С вопросом об отношении земли к небу, плоти к духу, человека к Богу родилось христианство. Догмат о Богочеловечестве утверждает совершенное равенство плотского — духовному, земного — небесному, человеческого — божескому в существе Христа. Но религиозный опыт христианства — по преимуществу монашеская, отшельническая, от земли отошедшая святость — не вместил и не воплотил догмата: духовное возобладало над плотским, небесное — над земным, божеское — над человеческим, до совершенного поглощения одного начала другим. Есть, конечно, и у церкви свое отношение к миру; но тут уже не святость, а грех — измена церкви Христу, поклонение «князю мира сего» — в лице земного бога, кесаря, на Востоке, и земного бога, папы, — на Западе. Подлинная же святость — вся «не от мира сего».
Если бы довести до конца этот путь монашеской бесплотности, безземности, безмирности, то величайшая религия жизни выродилась бы в религию небытия — в буддизм. Европейское человечество спасло себя от христианского буддизма только отречением от самого христианства, возрождением язычества, восстанием плоти на дух, земли на небо, человека на Бога. Как же примирить, соединить их снова, как «сделать из обоих одно и разрушить стоящую посреди преграду», не только в религиозном созерцании, в догмате, но и в религиозном делании, в святости, — как свести христианство с неба на землю? Этот вопрос теперь, в конце, так же как некогда, в начале христианских веков, есть вопрос — быть или не быть самому христианству.
Так вот из каких глубин доносится шепот епископа Михаила о Христе Земном.

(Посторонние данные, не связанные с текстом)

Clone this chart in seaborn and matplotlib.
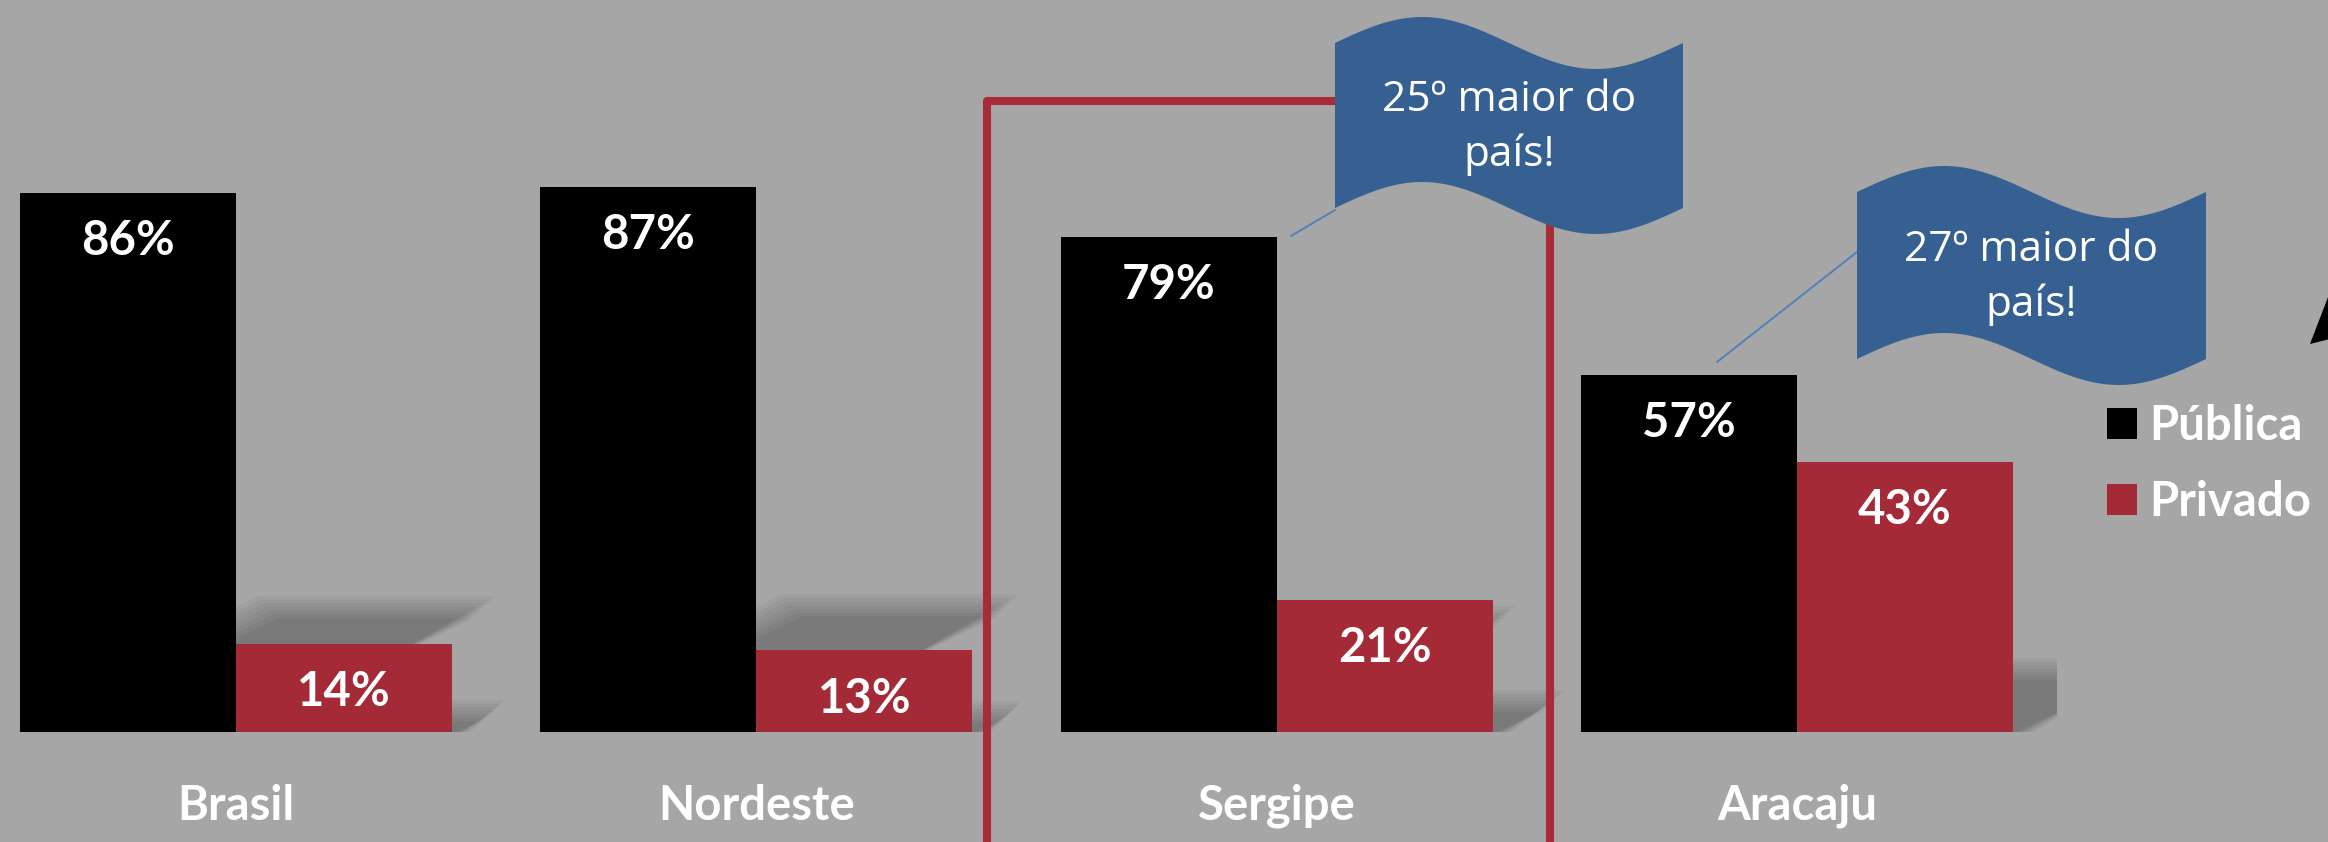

Конечно, не он первый заговорил об этом. Вся русская мистика от Новикова[51] и Лабзина[52] до Влад. Соловьева и Достоевского, все русское сектантство, от хлыстов[53] и скопцов[54] до штундистов[55] и духоборов, говорили или молчали, — потому что не умели сказать, — об этом же. А если поглубже вглядеться в нашу «безбожную», революционную общественность, то, может быть, это и там засветится. Да, вся Россия — об этом, только об этом — о Христе Земном.